One of the biggest practical tests of any new corporate form is simple: can you actually raise money into it? Investors don't care about legal elegance — they care about whether their convertible note is enforceable, whether their liquidation preference is predictable, whether their pro-rata rights travel cleanly through a Series B.
That's where EU INC has to deliver. Here's what the current drafts suggest it will — and what that means for your fundraising.
The core instruments, mapped to EU INC
1. SAFEs (Simple Agreement for Future Equity)
SAFEs are the pre-seed and seed standard — originally a Delaware construct, but now adapted to many jurisdictions. EU INC is being designed to accommodate SAFE-like instruments as a first-class citizen, with a predictable conversion mechanic at the next priced round.
2. Convertible notes
Convertible notes (debt that converts to equity) are common in Europe already. EU INC should provide a clean template convertible — with discount, cap, maturity and interest all expressed uniformly — so founders and investors can skip the per-country legal translation.
3. Preferred share rounds (Series A, B, C)
This is where EU INC's investor-readiness really shows. The regime explicitly contemplates:
- Preferred share classes with liquidation preferences.
- Anti-dilution protection (weighted-average and broad-based weighted-average).
- Pro-rata rights and information rights.
- Protective provisions / consent rights for preferred holders.
- Drag-along and tag-along mechanics.
4. Option pools
A single EU-wide option pool, not one per country. See our dedicated post on employee stock options under EU INC.
5. Secondary sales
Clear rules on how existing shareholders can sell on secondary — increasingly important as European companies stay private longer.
Why this matters to VCs
What investors actually need from a legal form is predictability. They underwrite hundreds of deals a year; they cannot afford to have the legal wrapper be a surprise every time. Delaware gives them that predictability — ordinary preferred, 1x non-participating, standard weighted-average anti-dilution, and everyone knows what each of those means without reading the docs.
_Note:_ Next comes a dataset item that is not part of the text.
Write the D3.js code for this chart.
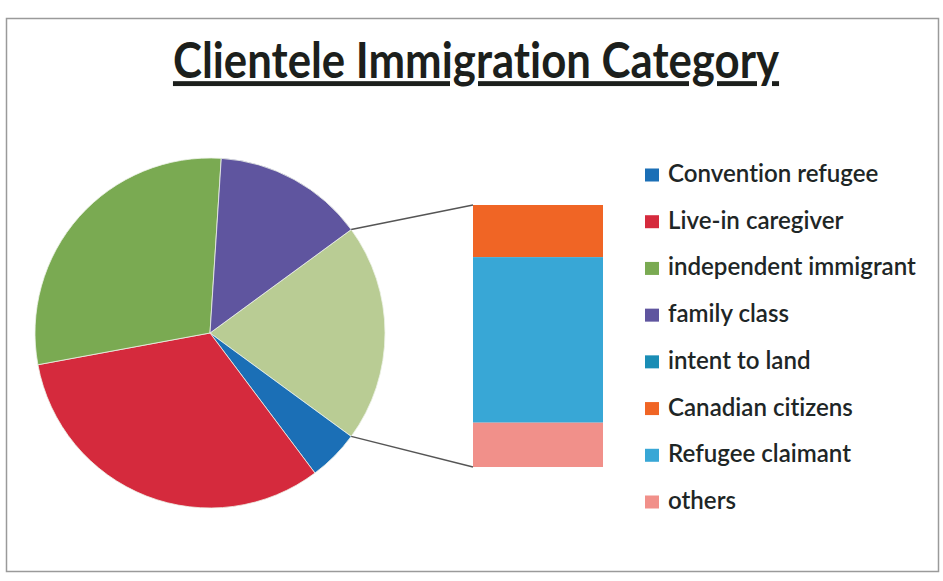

EU INC's design goal is to offer the same predictability for Europe. Once the regime is live, a European VC looking at an EU INC term sheet should be able to read it with the same muscle memory a U.S. VC uses for a Delaware C-Corp. This sits inside a broader single-market competitiveness debate — see the EESC opinion on the Letta and Draghi reports.
What changes for you as a founder
Clean cap-table from the start
Fewer ad-hoc structures. Fewer bespoke legal opinions. Your cap-table looks like your next investor expects it to look.
Faster legal closes
Standardised docs means counsel is running diligence on the business, not the structure. That compresses the gap between term sheet and wire.
No Delaware flip pressure
The most common reason a European startup flips to Delaware mid-life is that a U.S. lead doesn't want to deal with a GmbH's quirks. If EU INC delivers predictability, that pressure largely disappears.
Cross-border syndicates work
A Berlin-based lead, a Paris-based co-investor, a London-based angel, and a U.S. follow-on — all can co-invest into a single EU INC on the same terms, without the friction that multi-jurisdictional cap-tables create today.
What to do now (pre-launch)
Even before EU INC is live, you can set yourself up to hit the ground running:
- Keep your structure simple. Avoid complex holding companies and multi-sub structures unless you have a concrete reason. Migration into EU INC is smoother from a clean structure.
- Use standard docs. Don't bespoke. Where possible, use conventional seed docs your future investors recognise.
- Record your cap-table properly. Spreadsheets are fine at the start; just make sure every share, option and convertible is tracked with issuance date, terms and holder details. Carrying that forward into EU INC is trivial.
- Be explicit about option plans. Even if your current plan is national, note what you want it to look like pan-European. You'll re-paper at EU INC launch.
- Join the INC48 waitlist so you see the draft regulation changes as they land — the exact instrument mechanics will evolve through trilogue.
The honest caveat
Until the regulation is adopted and the first deals close, we won't know exactly how VCs respond in practice. Legal elegance is necessary but not sufficient — ultimately, EU INC becomes a fundraising vehicle only when the first cohort of VCs and startups close rounds on it, and those rounds exit cleanly. We expect that to happen quickly once the regime goes live, but it's still ahead of us.